SET TASK: Quote only the lines from the line containing "Convert this diagram to TikZ code." to the line containing "(title) at (10,8)", with both of those lines included, please, exactly as written.

[Lines of data]
******************************

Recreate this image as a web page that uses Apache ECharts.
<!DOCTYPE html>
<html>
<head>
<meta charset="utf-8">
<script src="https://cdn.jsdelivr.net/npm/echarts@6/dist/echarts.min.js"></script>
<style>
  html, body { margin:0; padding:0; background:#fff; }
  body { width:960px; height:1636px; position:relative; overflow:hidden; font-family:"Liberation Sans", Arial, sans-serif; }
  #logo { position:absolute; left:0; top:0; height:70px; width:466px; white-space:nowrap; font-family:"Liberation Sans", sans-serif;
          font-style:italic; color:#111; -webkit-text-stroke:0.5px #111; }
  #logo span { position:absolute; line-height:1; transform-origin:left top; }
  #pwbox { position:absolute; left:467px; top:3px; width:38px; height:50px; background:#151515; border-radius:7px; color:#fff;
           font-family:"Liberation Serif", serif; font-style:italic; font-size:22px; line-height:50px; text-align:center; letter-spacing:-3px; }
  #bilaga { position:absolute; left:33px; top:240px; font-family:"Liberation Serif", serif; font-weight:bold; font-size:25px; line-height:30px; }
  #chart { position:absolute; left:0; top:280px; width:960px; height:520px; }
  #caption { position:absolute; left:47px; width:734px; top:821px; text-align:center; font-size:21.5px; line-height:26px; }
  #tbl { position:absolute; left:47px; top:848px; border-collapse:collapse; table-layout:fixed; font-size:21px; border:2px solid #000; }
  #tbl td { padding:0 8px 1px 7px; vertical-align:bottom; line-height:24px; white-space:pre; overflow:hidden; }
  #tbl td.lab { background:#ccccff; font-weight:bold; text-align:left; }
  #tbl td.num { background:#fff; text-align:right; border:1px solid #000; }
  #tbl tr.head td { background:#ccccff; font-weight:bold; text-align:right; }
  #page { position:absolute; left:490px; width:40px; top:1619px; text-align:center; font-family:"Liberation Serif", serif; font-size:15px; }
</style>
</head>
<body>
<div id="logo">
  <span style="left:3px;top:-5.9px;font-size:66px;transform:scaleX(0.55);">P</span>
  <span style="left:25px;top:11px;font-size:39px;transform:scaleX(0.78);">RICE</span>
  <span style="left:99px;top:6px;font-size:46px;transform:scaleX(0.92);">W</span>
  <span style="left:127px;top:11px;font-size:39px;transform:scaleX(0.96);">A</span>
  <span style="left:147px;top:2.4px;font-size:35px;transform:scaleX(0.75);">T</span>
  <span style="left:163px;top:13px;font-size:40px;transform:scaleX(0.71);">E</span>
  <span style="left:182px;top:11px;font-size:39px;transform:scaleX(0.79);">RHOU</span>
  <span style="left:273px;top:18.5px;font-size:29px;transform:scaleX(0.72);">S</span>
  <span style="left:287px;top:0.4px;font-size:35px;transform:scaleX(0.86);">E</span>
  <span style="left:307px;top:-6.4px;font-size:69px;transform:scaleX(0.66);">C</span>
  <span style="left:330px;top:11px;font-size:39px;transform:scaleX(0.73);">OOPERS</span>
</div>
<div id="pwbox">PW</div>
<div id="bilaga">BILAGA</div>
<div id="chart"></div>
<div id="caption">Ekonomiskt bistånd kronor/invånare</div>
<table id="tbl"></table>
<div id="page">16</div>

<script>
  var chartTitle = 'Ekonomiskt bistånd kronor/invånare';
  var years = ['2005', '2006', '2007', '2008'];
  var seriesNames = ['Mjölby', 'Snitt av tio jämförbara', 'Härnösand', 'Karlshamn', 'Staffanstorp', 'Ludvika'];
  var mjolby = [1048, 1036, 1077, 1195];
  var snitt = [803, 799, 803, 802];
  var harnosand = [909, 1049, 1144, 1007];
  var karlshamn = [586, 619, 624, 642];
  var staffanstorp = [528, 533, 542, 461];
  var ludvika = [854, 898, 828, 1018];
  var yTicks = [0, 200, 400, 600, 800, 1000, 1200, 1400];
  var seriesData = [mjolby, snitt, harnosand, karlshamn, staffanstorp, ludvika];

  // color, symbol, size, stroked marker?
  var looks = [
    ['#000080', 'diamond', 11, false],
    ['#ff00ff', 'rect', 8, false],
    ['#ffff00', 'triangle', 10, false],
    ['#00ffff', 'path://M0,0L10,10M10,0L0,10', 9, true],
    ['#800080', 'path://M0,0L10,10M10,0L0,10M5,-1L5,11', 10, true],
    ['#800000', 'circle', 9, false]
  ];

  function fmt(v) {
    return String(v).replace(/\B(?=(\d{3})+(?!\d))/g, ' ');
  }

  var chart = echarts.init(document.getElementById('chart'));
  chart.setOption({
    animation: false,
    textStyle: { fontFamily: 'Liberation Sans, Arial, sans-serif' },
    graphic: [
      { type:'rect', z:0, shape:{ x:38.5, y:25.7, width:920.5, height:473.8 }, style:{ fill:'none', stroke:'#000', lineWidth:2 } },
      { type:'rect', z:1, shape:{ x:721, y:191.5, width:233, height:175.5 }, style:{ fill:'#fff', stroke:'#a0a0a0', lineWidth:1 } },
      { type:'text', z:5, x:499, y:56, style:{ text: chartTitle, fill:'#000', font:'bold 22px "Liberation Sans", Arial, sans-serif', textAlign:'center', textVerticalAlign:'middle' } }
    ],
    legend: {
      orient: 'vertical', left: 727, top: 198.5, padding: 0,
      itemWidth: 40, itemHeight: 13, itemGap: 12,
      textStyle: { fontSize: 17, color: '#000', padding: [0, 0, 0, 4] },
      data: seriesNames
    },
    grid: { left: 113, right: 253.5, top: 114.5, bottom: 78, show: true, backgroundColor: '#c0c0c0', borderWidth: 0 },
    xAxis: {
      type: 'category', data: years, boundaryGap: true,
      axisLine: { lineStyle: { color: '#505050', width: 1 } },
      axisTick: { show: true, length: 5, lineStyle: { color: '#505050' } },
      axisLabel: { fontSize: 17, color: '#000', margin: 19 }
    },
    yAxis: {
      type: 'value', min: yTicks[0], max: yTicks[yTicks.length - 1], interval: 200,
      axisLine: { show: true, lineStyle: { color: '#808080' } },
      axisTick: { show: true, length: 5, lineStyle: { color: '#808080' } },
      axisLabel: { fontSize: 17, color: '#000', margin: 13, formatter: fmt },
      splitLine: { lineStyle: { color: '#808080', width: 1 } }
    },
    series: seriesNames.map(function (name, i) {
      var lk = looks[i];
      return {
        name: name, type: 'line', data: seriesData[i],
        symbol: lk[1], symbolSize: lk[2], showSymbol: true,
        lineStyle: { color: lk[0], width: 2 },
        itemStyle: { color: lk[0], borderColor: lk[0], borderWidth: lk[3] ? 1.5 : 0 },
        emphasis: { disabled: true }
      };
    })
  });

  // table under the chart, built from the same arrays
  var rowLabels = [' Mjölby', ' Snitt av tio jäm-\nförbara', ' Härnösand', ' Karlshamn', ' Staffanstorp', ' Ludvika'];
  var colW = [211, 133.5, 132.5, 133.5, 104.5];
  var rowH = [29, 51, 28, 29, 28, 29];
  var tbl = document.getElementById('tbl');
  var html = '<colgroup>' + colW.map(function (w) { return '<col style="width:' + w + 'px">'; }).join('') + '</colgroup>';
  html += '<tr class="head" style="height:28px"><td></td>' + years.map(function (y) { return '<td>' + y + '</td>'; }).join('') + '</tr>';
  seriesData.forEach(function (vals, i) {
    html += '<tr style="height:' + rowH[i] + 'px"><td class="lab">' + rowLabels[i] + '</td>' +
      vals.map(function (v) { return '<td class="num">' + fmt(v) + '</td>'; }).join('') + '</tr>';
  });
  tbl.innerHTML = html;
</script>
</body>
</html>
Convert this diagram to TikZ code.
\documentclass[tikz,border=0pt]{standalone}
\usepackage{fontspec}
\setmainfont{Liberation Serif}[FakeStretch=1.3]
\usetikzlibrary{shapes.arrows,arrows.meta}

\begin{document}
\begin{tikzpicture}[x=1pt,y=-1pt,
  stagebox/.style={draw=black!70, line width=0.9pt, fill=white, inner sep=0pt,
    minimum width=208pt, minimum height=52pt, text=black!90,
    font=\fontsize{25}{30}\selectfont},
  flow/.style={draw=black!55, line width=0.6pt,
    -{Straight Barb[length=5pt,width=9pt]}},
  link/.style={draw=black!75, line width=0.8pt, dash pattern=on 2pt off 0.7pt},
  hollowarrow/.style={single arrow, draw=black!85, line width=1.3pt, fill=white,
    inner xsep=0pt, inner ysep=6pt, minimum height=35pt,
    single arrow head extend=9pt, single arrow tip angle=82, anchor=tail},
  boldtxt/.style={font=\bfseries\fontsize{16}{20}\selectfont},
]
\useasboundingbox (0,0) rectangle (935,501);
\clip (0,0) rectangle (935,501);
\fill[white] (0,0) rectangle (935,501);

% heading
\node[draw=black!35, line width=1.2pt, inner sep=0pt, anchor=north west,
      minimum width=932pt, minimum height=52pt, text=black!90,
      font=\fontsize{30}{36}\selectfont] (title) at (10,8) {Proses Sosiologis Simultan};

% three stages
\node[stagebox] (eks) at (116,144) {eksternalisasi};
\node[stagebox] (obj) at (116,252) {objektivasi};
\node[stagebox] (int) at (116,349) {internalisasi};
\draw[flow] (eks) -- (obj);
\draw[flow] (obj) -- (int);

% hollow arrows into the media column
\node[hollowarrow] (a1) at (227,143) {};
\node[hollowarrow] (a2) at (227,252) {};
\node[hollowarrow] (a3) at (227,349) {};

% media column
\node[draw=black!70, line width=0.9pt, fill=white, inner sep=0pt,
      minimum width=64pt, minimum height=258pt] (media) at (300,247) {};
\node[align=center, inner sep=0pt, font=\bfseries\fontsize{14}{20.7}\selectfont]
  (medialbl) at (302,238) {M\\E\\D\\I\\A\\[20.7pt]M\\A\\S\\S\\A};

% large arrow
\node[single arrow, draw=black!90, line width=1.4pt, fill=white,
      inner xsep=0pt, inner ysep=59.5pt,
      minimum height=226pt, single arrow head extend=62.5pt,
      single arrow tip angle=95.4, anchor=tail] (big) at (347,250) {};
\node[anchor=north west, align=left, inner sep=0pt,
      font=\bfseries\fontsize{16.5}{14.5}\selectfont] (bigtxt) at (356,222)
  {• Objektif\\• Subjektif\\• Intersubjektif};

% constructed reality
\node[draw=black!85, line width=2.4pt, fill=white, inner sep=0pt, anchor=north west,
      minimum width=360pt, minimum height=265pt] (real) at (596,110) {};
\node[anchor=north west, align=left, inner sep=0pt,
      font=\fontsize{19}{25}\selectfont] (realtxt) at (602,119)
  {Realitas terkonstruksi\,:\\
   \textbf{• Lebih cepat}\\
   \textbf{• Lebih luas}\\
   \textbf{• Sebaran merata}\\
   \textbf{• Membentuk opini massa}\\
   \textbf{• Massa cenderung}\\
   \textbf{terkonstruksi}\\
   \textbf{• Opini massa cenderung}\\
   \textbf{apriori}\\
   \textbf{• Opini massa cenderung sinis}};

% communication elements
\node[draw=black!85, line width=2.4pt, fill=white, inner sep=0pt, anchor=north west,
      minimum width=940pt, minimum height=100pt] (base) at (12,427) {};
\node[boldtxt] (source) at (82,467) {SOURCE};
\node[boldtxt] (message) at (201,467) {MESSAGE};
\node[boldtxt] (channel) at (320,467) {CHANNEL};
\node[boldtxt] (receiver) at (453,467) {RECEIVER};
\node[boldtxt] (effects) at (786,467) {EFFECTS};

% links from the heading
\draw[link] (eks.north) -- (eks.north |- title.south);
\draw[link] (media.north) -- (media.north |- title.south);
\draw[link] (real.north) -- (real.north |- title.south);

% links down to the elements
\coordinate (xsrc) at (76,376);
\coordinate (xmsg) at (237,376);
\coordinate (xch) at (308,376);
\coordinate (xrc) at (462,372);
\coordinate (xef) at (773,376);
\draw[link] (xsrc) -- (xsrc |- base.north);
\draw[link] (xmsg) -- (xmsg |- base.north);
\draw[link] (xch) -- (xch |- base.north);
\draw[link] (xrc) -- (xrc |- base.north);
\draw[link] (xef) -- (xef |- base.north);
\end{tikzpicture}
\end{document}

******************************

ANSWER:
Convert this diagram to TikZ code.
\documentclass[tikz,border=0pt]{standalone}
\usepackage{fontspec}
\setmainfont{Liberation Serif}[FakeStretch=1.3]
\usetikzlibrary{shapes.arrows,arrows.meta}

\begin{document}
\begin{tikzpicture}[x=1pt,y=-1pt,
  stagebox/.style={draw=black!70, line width=0.9pt, fill=white, inner sep=0pt,
    minimum width=208pt, minimum height=52pt, text=black!90,
    font=\fontsize{25}{30}\selectfont},
  flow/.style={draw=black!55, line width=0.6pt,
    -{Straight Barb[length=5pt,width=9pt]}},
  link/.style={draw=black!75, line width=0.8pt, dash pattern=on 2pt off 0.7pt},
  hollowarrow/.style={single arrow, draw=black!85, line width=1.3pt, fill=white,
    inner xsep=0pt, inner ysep=6pt, minimum height=35pt,
    single arrow head extend=9pt, single arrow tip angle=82, anchor=tail},
  boldtxt/.style={font=\bfseries\fontsize{16}{20}\selectfont},
]
\useasboundingbox (0,0) rectangle (935,501);
\clip (0,0) rectangle (935,501);
\fill[white] (0,0) rectangle (935,501);

% heading
\node[draw=black!35, line width=1.2pt, inner sep=0pt, anchor=north west,
      minimum width=932pt, minimum height=52pt, text=black!90,
      font=\fontsize{30}{36}\selectfont] (title) at (10,8) {Proses Sosiologis Simultan};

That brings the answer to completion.